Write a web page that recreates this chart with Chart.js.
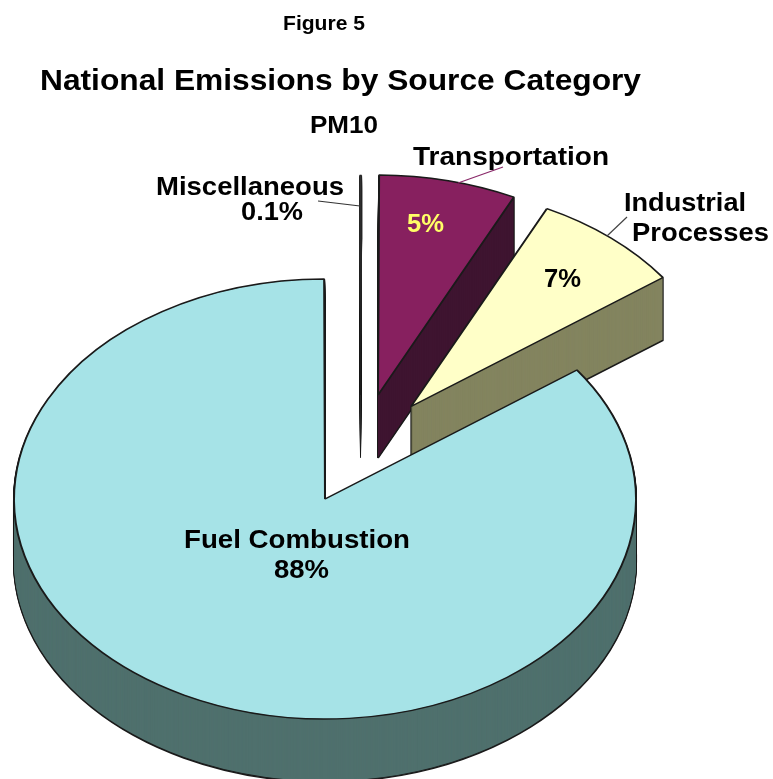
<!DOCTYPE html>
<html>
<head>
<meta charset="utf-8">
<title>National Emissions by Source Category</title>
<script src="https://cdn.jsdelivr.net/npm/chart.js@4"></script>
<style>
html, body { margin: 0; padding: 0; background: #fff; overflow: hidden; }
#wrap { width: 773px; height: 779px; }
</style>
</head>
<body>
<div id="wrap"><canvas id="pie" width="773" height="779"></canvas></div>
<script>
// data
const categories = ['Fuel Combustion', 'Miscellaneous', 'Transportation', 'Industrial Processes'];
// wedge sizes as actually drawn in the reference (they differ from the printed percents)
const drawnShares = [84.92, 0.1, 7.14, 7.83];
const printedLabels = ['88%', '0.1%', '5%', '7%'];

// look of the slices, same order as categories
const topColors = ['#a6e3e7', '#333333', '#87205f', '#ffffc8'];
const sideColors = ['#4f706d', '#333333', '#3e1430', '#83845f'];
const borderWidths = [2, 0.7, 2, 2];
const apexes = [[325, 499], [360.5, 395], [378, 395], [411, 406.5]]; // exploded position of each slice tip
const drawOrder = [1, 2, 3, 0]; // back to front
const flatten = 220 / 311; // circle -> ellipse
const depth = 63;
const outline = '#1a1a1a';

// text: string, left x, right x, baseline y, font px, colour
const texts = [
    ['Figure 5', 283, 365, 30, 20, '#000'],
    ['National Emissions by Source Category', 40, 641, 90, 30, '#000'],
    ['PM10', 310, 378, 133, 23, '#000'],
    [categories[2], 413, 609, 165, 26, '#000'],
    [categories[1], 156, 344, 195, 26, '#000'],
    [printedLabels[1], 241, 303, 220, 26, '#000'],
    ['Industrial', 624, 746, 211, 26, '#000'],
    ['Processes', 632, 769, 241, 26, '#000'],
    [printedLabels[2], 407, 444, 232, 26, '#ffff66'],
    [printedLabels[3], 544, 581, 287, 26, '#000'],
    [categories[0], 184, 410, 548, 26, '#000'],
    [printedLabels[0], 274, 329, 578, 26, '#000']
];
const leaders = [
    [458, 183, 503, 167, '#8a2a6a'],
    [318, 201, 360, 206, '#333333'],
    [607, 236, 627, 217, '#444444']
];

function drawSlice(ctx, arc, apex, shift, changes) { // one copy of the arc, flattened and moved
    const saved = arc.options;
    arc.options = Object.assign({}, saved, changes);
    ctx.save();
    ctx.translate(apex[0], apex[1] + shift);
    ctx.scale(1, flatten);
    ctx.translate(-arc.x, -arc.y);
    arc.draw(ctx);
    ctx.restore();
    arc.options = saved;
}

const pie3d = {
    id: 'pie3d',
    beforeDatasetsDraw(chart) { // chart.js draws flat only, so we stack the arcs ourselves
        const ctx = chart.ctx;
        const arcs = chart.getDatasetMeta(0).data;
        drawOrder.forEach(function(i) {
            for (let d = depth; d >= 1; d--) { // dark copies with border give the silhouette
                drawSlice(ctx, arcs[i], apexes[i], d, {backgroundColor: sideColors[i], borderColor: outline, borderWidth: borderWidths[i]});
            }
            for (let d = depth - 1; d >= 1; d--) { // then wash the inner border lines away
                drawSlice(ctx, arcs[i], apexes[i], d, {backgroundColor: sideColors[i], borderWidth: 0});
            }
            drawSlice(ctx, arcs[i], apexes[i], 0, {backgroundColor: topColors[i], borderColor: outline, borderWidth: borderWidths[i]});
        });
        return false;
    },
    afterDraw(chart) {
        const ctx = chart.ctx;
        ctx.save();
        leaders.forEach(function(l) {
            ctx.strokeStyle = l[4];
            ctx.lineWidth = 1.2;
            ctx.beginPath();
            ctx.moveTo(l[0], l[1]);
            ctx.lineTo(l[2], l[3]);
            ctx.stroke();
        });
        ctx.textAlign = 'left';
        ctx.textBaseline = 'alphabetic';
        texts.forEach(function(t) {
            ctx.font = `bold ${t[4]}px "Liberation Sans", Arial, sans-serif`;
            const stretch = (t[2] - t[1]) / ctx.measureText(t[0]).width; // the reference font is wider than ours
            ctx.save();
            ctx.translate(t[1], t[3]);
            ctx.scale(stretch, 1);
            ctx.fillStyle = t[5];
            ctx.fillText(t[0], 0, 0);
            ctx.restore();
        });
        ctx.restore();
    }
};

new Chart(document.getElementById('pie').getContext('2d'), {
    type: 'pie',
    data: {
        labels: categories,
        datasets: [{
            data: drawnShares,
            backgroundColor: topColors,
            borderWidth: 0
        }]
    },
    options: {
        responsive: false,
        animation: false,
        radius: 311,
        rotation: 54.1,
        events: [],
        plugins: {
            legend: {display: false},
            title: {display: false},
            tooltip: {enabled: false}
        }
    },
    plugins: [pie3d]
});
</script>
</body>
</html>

§

_Brief_:
Reproduce every line exactly and omit all pictures.

_Result for this exercise_:
Write a web page that recreates this chart with Chart.js.
<!DOCTYPE html>
<html>
<head>
<meta charset="utf-8">
<title>National Emissions by Source Category</title>
<script src="https://cdn.jsdelivr.net/npm/chart.js@4"></script>
<style>
html, body { margin: 0; padding: 0; background: #fff; overflow: hidden; }
#wrap { width: 773px; height: 779px; }
</style>
</head>
<body>
<div id="wrap"><canvas id="pie" width="773" height="779"></canvas></div>
<script>
// data
const categories = ['Fuel Combustion', 'Miscellaneous', 'Transportation', 'Industrial Processes'];
// wedge sizes as actually drawn in the reference (they differ from the printed percents)
const drawnShares = [84.92, 0.1, 7.14, 7.83];
const printedLabels = ['88%', '0.1%', '5%', '7%'];

// look of the slices, same order as categories
const topColors = ['#a6e3e7', '#333333', '#87205f', '#ffffc8'];
const sideColors = ['#4f706d', '#333333', '#3e1430', '#83845f'];
const borderWidths = [2, 0.7, 2, 2];
const apexes = [[325, 499], [360.5, 395], [378, 395], [411, 406.5]]; // exploded position of each slice tip
const drawOrder = [1, 2, 3, 0]; // back to front
const flatten = 220 / 311; // circle -> ellipse
const depth = 63;
const outline = '#1a1a1a';

// text: string, left x, right x, baseline y, font px, colour
const texts = [
    ['Figure 5', 283, 365, 30, 20, '#000'],
    ['National Emissions by Source Category', 40, 641, 90, 30, '#000'],
    ['PM10', 310, 378, 133, 23, '#000'],
    [categories[2], 413, 609, 165, 26, '#000'],
    [categories[1], 156, 344, 195, 26, '#000'],
    [printedLabels[1], 241, 303, 220, 26, '#000'],
    ['Industrial', 624, 746, 211, 26, '#000'],
    ['Processes', 632, 769, 241, 26, '#000'],
    [printedLabels[2], 407, 444, 232, 26, '#ffff66'],
    [printedLabels[3], 544, 581, 287, 26, '#000'],
    [categories[0], 184, 410, 548, 26, '#000'],
    [printedLabels[0], 274, 329, 578, 26, '#000']
];
const leaders = [
    [458, 183, 503, 167, '#8a2a6a'],
    [318, 201, 360, 206, '#333333'],
    [607, 236, 627, 217, '#444444']
];

function drawSlice(ctx, arc, apex, shift, changes) { // one copy of the arc, flattened and moved
    const saved = arc.options;
    arc.options = Object.assign({}, saved, changes);
    ctx.save();
    ctx.translate(apex[0], apex[1] + shift);
    ctx.scale(1, flatten);
    ctx.translate(-arc.x, -arc.y);
    arc.draw(ctx);
    ctx.restore();
    arc.options = saved;
}

const pie3d = {
    id: 'pie3d',
    beforeDatasetsDraw(chart) { // chart.js draws flat only, so we stack the arcs ourselves
        const ctx = chart.ctx;
        const arcs = chart.getDatasetMeta(0).data;
        drawOrder.forEach(function(i) {
            for (let d = depth; d >= 1; d--) { // dark copies with border give the silhouette
                drawSlice(ctx, arcs[i], apexes[i], d, {backgroundColor: sideColors[i], borderColor: outline, borderWidth: borderWidths[i]});
            }
            for (let d = depth - 1; d >= 1; d--) { // then wash the inner border lines away
                drawSlice(ctx, arcs[i], apexes[i], d, {backgroundColor: sideColors[i], borderWidth: 0});
            }
            drawSlice(ctx, arcs[i], apexes[i], 0, {backgroundColor: topColors[i], borderColor: outline, borderWidth: borderWidths[i]});
        });
        return false;
    },
    afterDraw(chart) {
        const ctx = chart.ctx;
        ctx.save();
        leaders.forEach(function(l) {
            ctx.strokeStyle = l[4];
            ctx.lineWidth = 1.2;
            ctx.beginPath();
            ctx.moveTo(l[0], l[1]);
            ctx.lineTo(l[2], l[3]);
            ctx.stroke();
        });
        ctx.textAlign = 'left';
        ctx.textBaseline = 'alphabetic';
        texts.forEach(function(t) {
            ctx.font = `bold ${t[4]}px "Liberation Sans", Arial, sans-serif`;
            const stretch = (t[2] - t[1]) / ctx.measureText(t[0]).width; // the reference font is wider than ours
            ctx.save();
            ctx.translate(t[1], t[3]);
            ctx.scale(stretch, 1);
            ctx.fillStyle = t[5];
            ctx.fillText(t[0], 0, 0);
            ctx.restore();
        });
        ctx.restore();
    }
};

new Chart(document.getElementById('pie').getContext('2d'), {
    type: 'pie',
    data: {
        labels: categories,
        datasets: [{
            data: drawnShares,
            backgroundColor: topColors,
            borderWidth: 0
        }]
    },
    options: {
        responsive: false,
        animation: false,
        radius: 311,
        rotation: 54.1,
        events: [],
        plugins: {
            legend: {display: false},
            title: {display: false},
            tooltip: {enabled: false}
        }
    },
    plugins: [pie3d]
});
</script>
</body>
</html>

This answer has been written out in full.